Inspector Jonathan Whicher quickly believed the unbelievable—that someone within the family was responsible for the murder of young Saville Kent. Without sufficient evidence or a confession, though, his case was circumstantial and he returned to London a broken man. Though he would be vindicated five years later, the real legacy of Jonathan Whicher lives on in fiction: the tough, quirky, knowing, and all-seeing detective that we know and love today…from the cryptic Sgt. Cuff in Wilkie Collins’ The Moonstone to Dashiell Hammett’s Sam Spade.  [from the plot descrption.  I stole it. I don’t write that well.]

I learned some interesting stuff.  For instance that the word clue comes from the late Middle English variant of clew. The original sense was ‘a ball of thread’; hence one used to guide a person out of a labyrinth (literally or figuratively). This meaning dates from the early 17th century.

‘Do you feel an uncomfortable heat at the pit of your stomach, sir?  and a nasty thumping at the top of your head? Ah!  not yet?  It will lay hold of you… I call it the detective-fever.’  -from The Moonstone (1868) by Wilkie Collins.

The first fictional sleuth, Auguste Dupin, appeared in Edgar Allan Poe’s ‘The Murders in the rue Morgue‘ in 1841.  But Inspector Jonathan Whicher was real.  In fact, he was one of the original eight detectives of the first detective squad of the London Metropolitan Police.

Along the way in the telling of the murder, we learn about the lives of the various members of the household, the police force, judges, lawyers, and all kinds of interesting minutiae which made for some fascinating reading. The book is thoroughly and meticulously researched, the Notes containing the sources taking up almost a third of the book itself.

If you are a fan of police procedurals fiction, and detective fiction, you might like this book for the meta look it gives the genre.

(And no, in this case, the butler did not do it.)


SUNSTORM by Arthur C. Clarke and Stephen Baxter

We continue on with the saga of the Firstborn, whatever/whoever they are, in the second of A Time Odyssey trilogy.  If you want to refresh your fading memory of what the first volume was all about, (Time’s Eye), you can check it out here.   In Time’s Eye, we find the world stitched together like a patchwork quilt, dimensions, historical periods all butt up against each other.  Who did it?  Had to be …. drum roll …. intelligent design of some kind.

In Sunstorm, we meet the female protagonist from Time’s Eye.  Remember, she had been flying a mission over Afghanistan and ended up in ancient Babylon and really wanted to go home, so whined to the Eye that couldn’t she please please just go home, so ta-dah, <poof> she finds herself home.

But all is not well, She maybe might should have stayed in Babylon, because the Earth is headed for an apocalyptic event.  Something is going on with the sun, and scientists working on the moon have been following the sunspot activity and wouldn’t you just know it….. there is going to be one doozer of a flare in 2064, four years from now, and will totally fry the earth, the moon, even Mars, and a bunch of other unsuspecting planets.  So what to do, what to do?

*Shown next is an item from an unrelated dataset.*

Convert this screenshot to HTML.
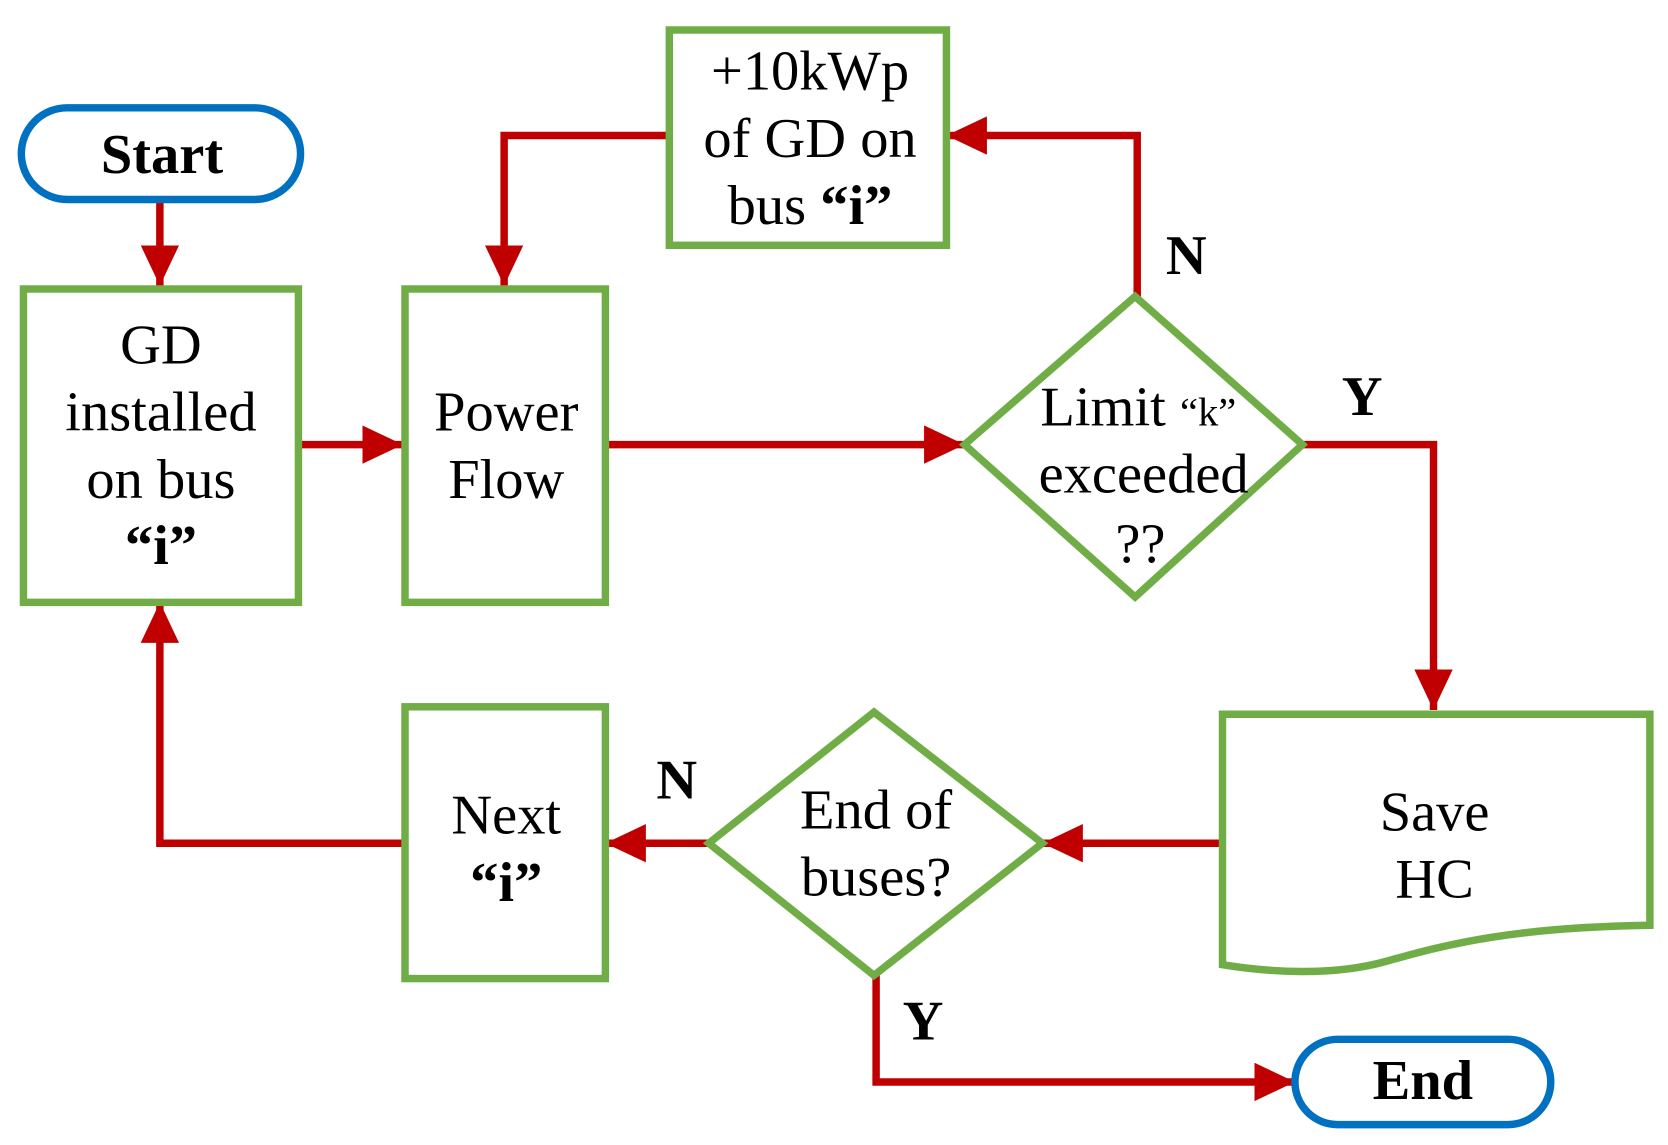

They come up with the idea of creating like an umbrella over the entire planet to shield it from the worst of the ravages.  Our gal from the previous book is here, along with a couple of new characters, and all in all, it was pretty good, right up until the end, when we have a look into the mind of the entity doing the damage, having sent a thingy into the core of the sun a millennia ago or so or something, in order to destroy Earth, and then we get the whole sanctimonious reason why.

Meh.  Does the Earth survive?  Spoiler alert –  <<<<<<<<—–>>>>>>>  Yeah, because otherwise how could we have volume three?  I even started volume three, and when it opened and we are again on that other dimension world, I said, stick  a fork in me, honey, because I am DONE.